One of such policies, according to experts, is the launch the Fly Nigeria Act.
The experts under the aegis of Aviation Safety Round Table Initiative (ASRTI), made their position known in a communiqué issued after a breakfast meeting held in Lagos recently.
The Act, they noted, would make it compulsory for anyone travelling on government expenses to fly local airline or its partners, except on routes not operated by local airlines.
“There is need to sign the Fly-Nigeria-Act legislation to help protect the Nigeria travel market for both local airlines and travel agents,” the AON said.
The industry think tank noted that the industry was shortchanged given the dominace of foreign airlines airlifting passengers out of the country and also repatriating over 75 per cent of their revenues.
The AON noted that if the Fly Nigeria Act was introduced, foreign airlines would be forced to partner with local airlines in code-share and other arrangements that would allow local airlines airlift passengers from domestic airports and feed the foreign airlines on international airports in Abuja, Lagos, Port Harcourt, and Kano. This is the global trend. The partnership allows local carriers would earn some revenue from tickets jointly operated by the two airlines.
Minister for Aviation, Hadi Sirika has already hinted of efforts by government to have the National Assembly pass a ‘Fly Nigeria Act’ in order to achieve this aim.
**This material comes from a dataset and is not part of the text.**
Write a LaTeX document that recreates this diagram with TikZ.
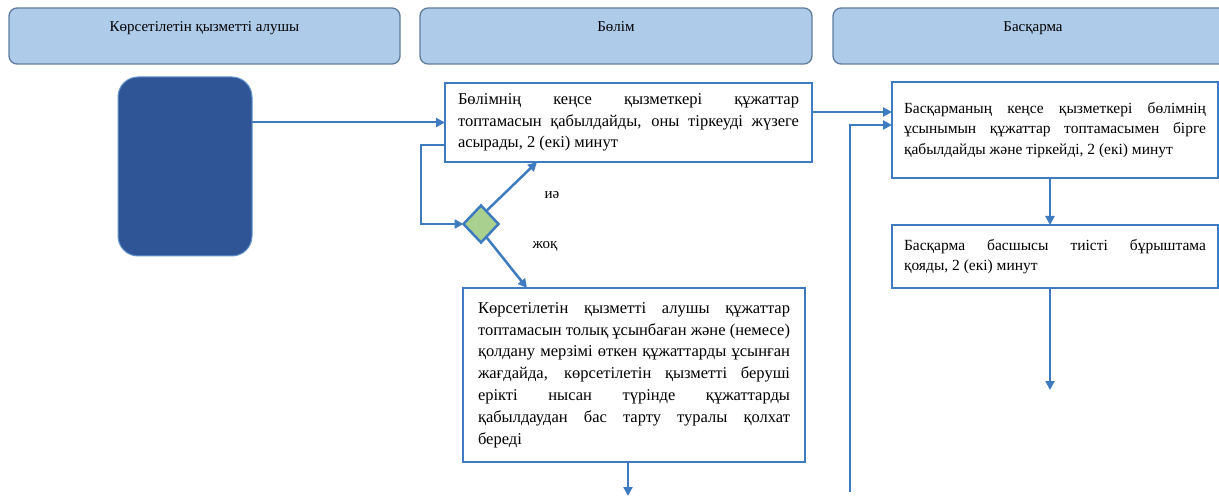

“As part of efforts to make airlines viable in Nigeria, the ministry is making moves to have the National Assembly pass a fly Nigeria act. This Act will require that anybody travelling on a ticket bought with public funds must travel on a Nigerian carrier unless the route is not served by a Nigerian carrier. However, with your private funds, you can do as you like. Many countries, including America, have such Acts,” said Sirika.
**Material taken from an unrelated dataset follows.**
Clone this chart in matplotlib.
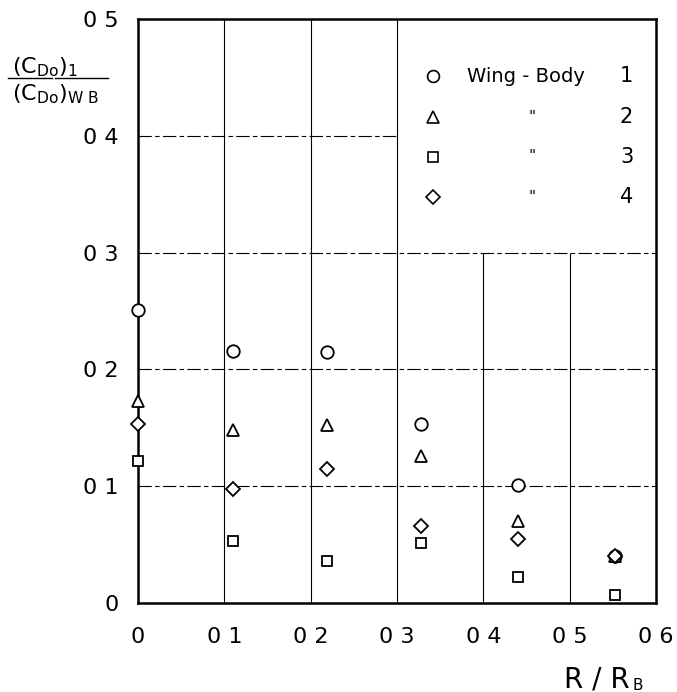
import matplotlib.pyplot as plt
from matplotlib.lines import Line2D

# R / R_B positions of the measured configurations
r_ratio = [0.0, 0.11, 0.219, 0.328, 0.44, 0.553]

# (C_Do)_I / (C_Do)_WB for each wing-body
wing_body_1 = [0.251, 0.216, 0.215, 0.153, 0.101, 0.040]
wing_body_2 = [0.173, 0.148, 0.152, 0.126, 0.070, 0.040]
wing_body_3 = [0.122, 0.053, 0.036, 0.051, 0.022, 0.007]
wing_body_4 = [0.153, 0.098, 0.115, 0.066, 0.055, 0.040]

x_ticks = [0.0, 0.1, 0.2, 0.3, 0.4, 0.5, 0.6]
x_tick_labels = ["0", "0 1", "0 2", "0 3", "0 4", "0 5", "0 6"]
y_ticks = [0.0, 0.1, 0.2, 0.3, 0.4, 0.5]
y_tick_labels = ["0", "0 1", "0 2", "0 3", "0 4", "0 5"]

legend_names = ["Wing - Body", '"', '"', '"']
legend_numbers = ["1", "2", "3", "4"]

plt.rcParams["font.family"] = ["DejaVu Sans"]
plt.rcParams["mathtext.default"] = "regular"

fig = plt.figure(figsize=(6.77, 6.92), dpi=100)
ax = fig.add_axes([138 / 677, 1 - 603 / 692, 518 / 677, 584 / 692])
ax.set_xlim(0, 0.6)
ax.set_ylim(0, 0.5)

# grid, cut out where the key sits in the upper right
grid_kw = dict(color="black", lw=0.8, zorder=1)
ax.vlines([0.1, 0.2, 0.3], 0, 0.5, **grid_kw)
ax.vlines([0.4, 0.5], 0, 0.3, **grid_kw)
for yv, xend in [(0.1, 0.6), (0.2, 0.6), (0.3, 0.6), (0.4, 0.3)]:
    ax.plot([0, xend], [yv, yv], color="black", lw=0.8, zorder=1,
            dashes=(12, 3, 4, 3))

series = [
    (wing_body_1, "o", 9),
    (wing_body_2, "^", 8.5),
    (wing_body_3, "s", 7.5),
    (wing_body_4, "D", 7.5),
]
for vals, mk, ms in series:
    ax.plot(r_ratio, vals, linestyle="none", marker=mk, markersize=ms,
            markerfacecolor="white", markeredgecolor="black",
            markeredgewidth=1.3, clip_on=False, zorder=5)

for sp in ax.spines.values():
    sp.set_linewidth(1.8)
ax.tick_params(length=0, labelsize=16)
ax.tick_params(axis="x", pad=17)
ax.tick_params(axis="y", pad=14)
ax.set_xticks(x_ticks)
ax.set_xticklabels(x_tick_labels)
ax.set_yticks(y_ticks)
ax.set_yticklabels(y_tick_labels)

# key
row_y = [0.902, 0.832, 0.764, 0.695]
for (vals, mk, ms), name, num, yy in zip(series, legend_names, legend_numbers, row_y):
    ax.plot([0.569], [yy], transform=ax.transAxes, linestyle="none", marker=mk,
            markersize=ms * 0.95, markerfacecolor="white",
            markeredgecolor="black", markeredgewidth=1.2, zorder=6)
    if name == '"':
        ax.text(0.761, yy, name, transform=ax.transAxes, fontsize=11,
                va="center", ha="center")
    else:
        ax.text(0.636, yy, name, transform=ax.transAxes, fontsize=14,
                va="center", ha="left")
    ax.text(0.956, yy, num, transform=ax.transAxes, fontsize=15,
            va="center", ha="right")

# x axis label R / R_B
t1 = ax.text(0.95, -0.144, "R / R", transform=ax.transAxes, fontsize=20,
             ha="right", va="baseline")
ax.annotate("B", xy=(1, 0), xycoords=t1, xytext=(2, 0),
            textcoords="offset points", fontsize=11, ha="left", va="bottom")

# y axis label as a stacked ratio
fig.text(12 / 677, 1 - 73 / 692, r"(C$_{Do}$)$_{1}$", fontsize=16,
         ha="left", va="baseline")
fig.text(12 / 677, 1 - 100 / 692, r"(C$_{Do}$)$_{W\ B}$", fontsize=16,
         ha="left", va="baseline")
for x0, x1 in [(8, 52), (55, 108)]:
    fig.add_artist(Line2D([x0 / 677, x1 / 677], [1 - 78 / 692, 1 - 78 / 692],
                          transform=fig.transFigure, color="black", lw=1))

fig.savefig("out.png", dpi=100)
As noted by Sirika, countries desirous of growing their airline and tourism industries make it mandatory for government officials to fly their carriers, except if airlines from the country are not operating there.
For instance, amid the financial crisis engulfing Alitalia, successive Catholic pontiffs continue to fly the Italian carrier, including Pope Francis.
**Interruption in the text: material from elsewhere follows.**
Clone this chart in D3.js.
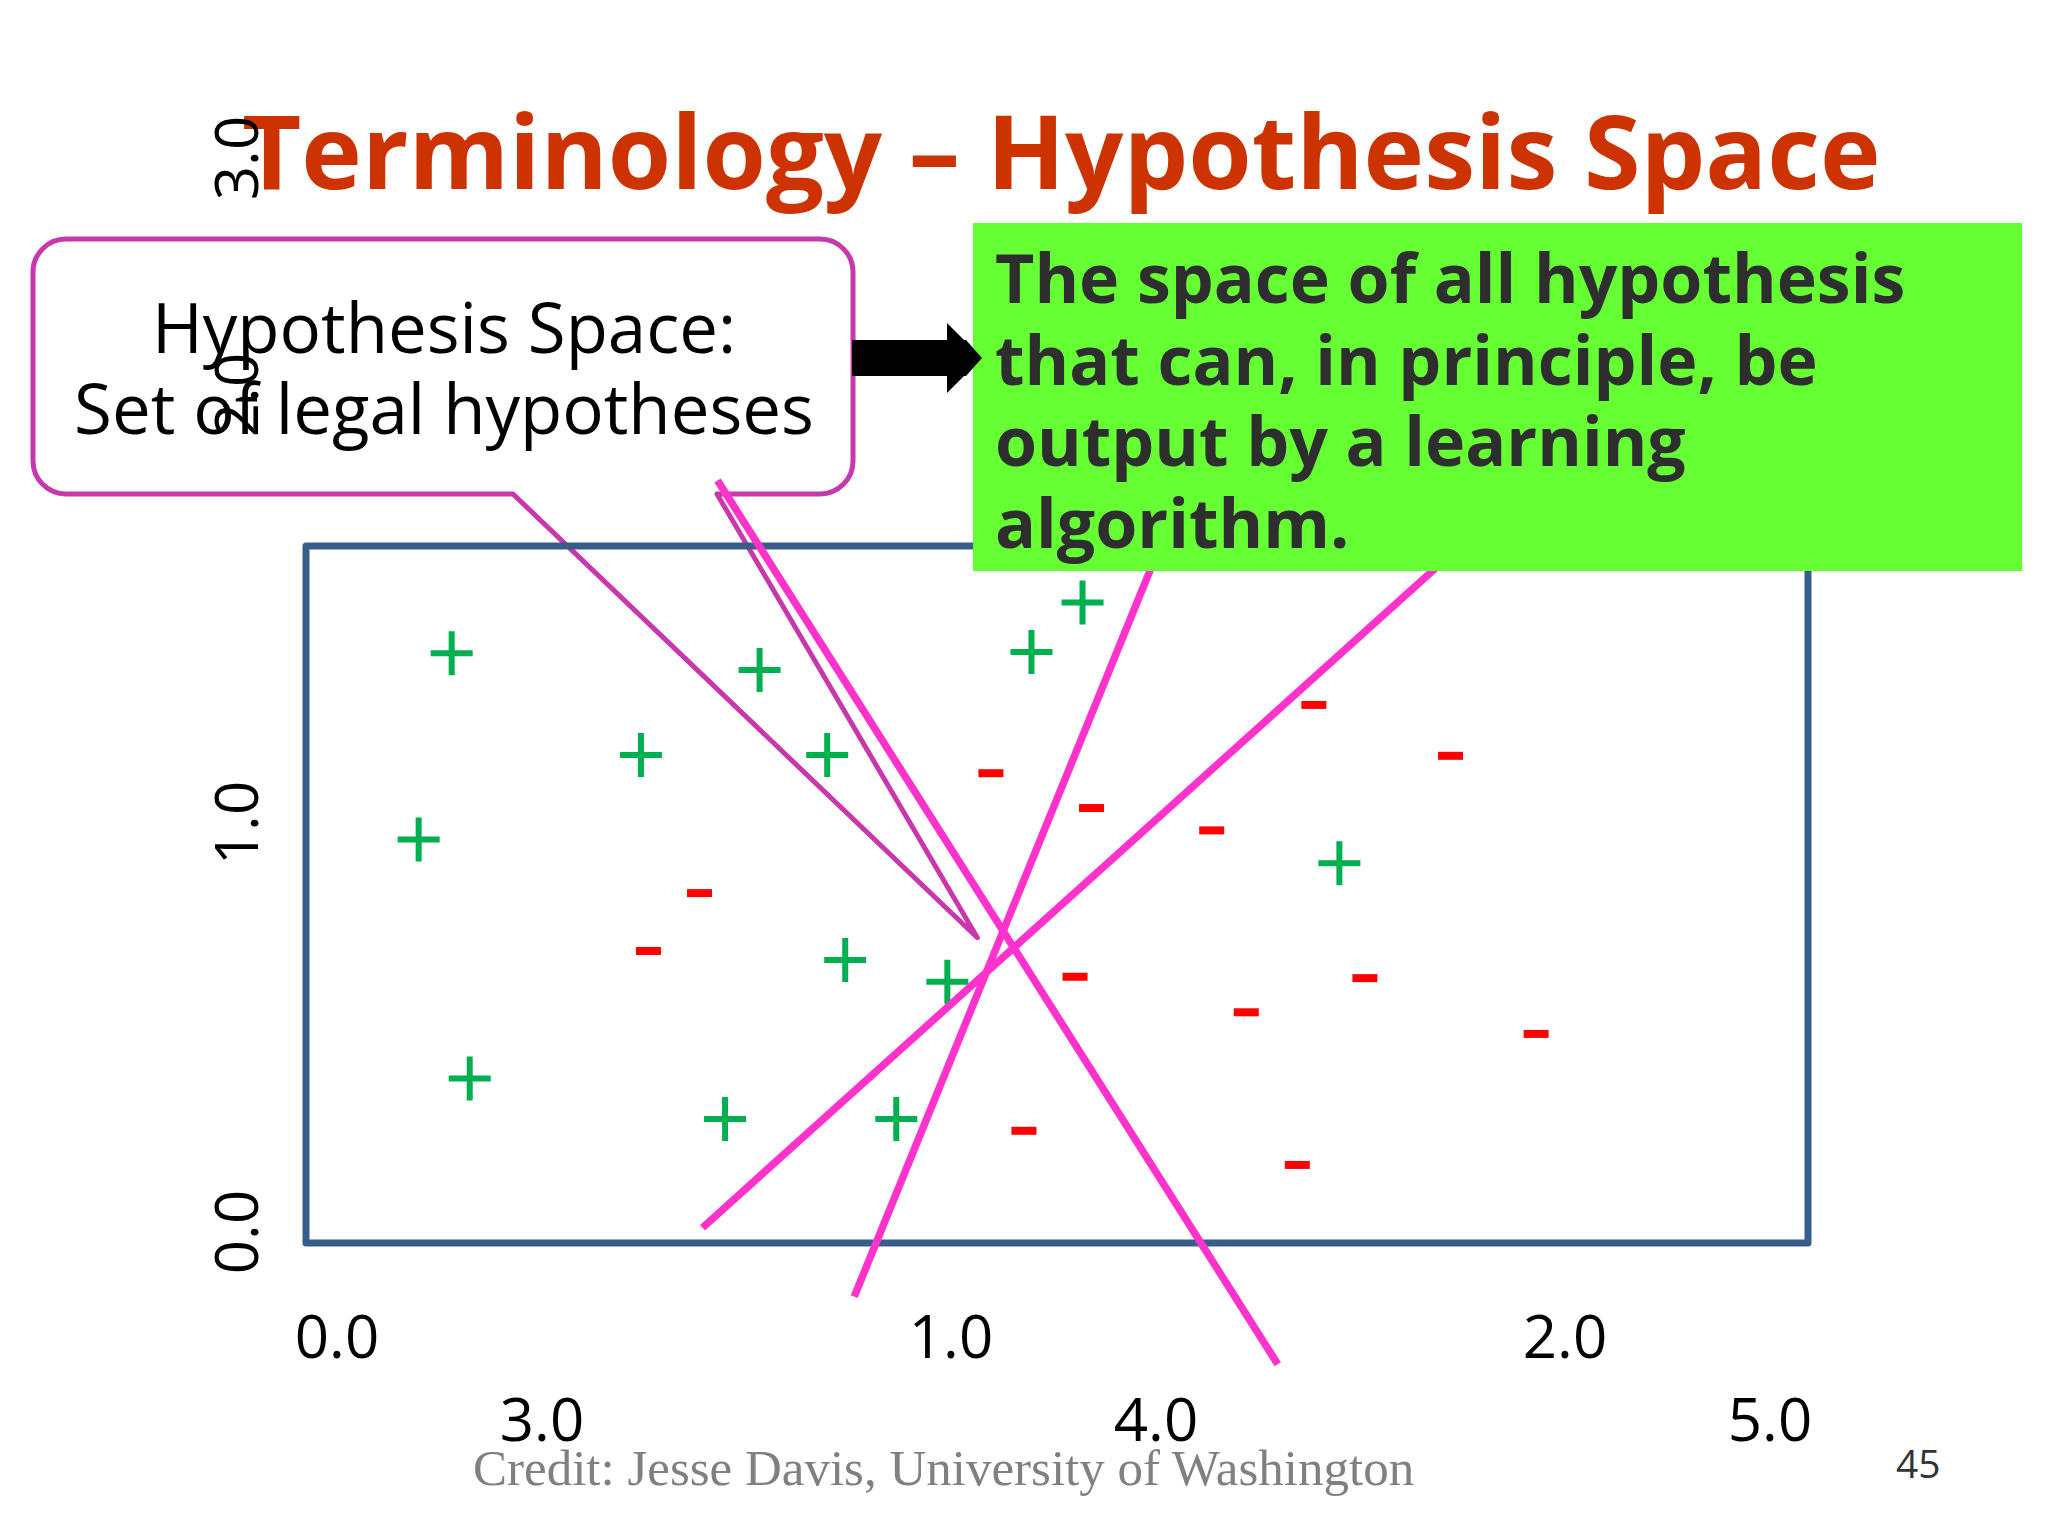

Queen Elizabeth 11 also complies with this patriotic act as she doesn’t fly any airline, except British Airways and Virgin Atlantic.
As President Muhammad Buhari begins to take steps to cut down on travel cost for government officials, a Fly Nigeria Act that compels officials to patronise local airlines should be added to the list. It is a policy that will benefit not just the existing private carriers, but the planned national airline, Nigeria Air.
Access to single digit interest rate
There is no denying the fact that over the years the local airline industry has failed to meet public expectations in service delivery.
For instance, in recent years, fewer numbers of aircraft and inability to source for ‘cheap funds’ to re-refleet has remained a major challange for local airlines. Even accessing funds to carry out routine maintenances of aircraft abroad has been herculean.
It is a challange not helped by the depreciation in the naira against the dollar, as well as the high interest rates on loans by Nigerian banks. Ironically, aviation is a dollar demininated business; local airlines selling air tickets with the naira, are forced to source for forex at exorbitant prices to buy or lease aircraft and also maintain them abroad.
The best response to complaints of poor service delivery by local airlines is through laws or policies that eases their businesses. And access to single digit interest rates and cheap fuel should be considered as critical government policy to support the industry.
A local airline like Air Peace that is flying internationally would benefit immensely from a government policy that gives it the same competitive age in cheap fuel supply as enjoyed by Emirates and Qatar.
In the same vein, a government or CBN policy directive that allows commercial banks to offer single digit loans to Nigerian airlines would ease the burden of paucity of funds for fleet expansion and maintenance. Increase in number of aircraft would naturally result in expansion of routes, improved service delivery, and employment of more Nigerians.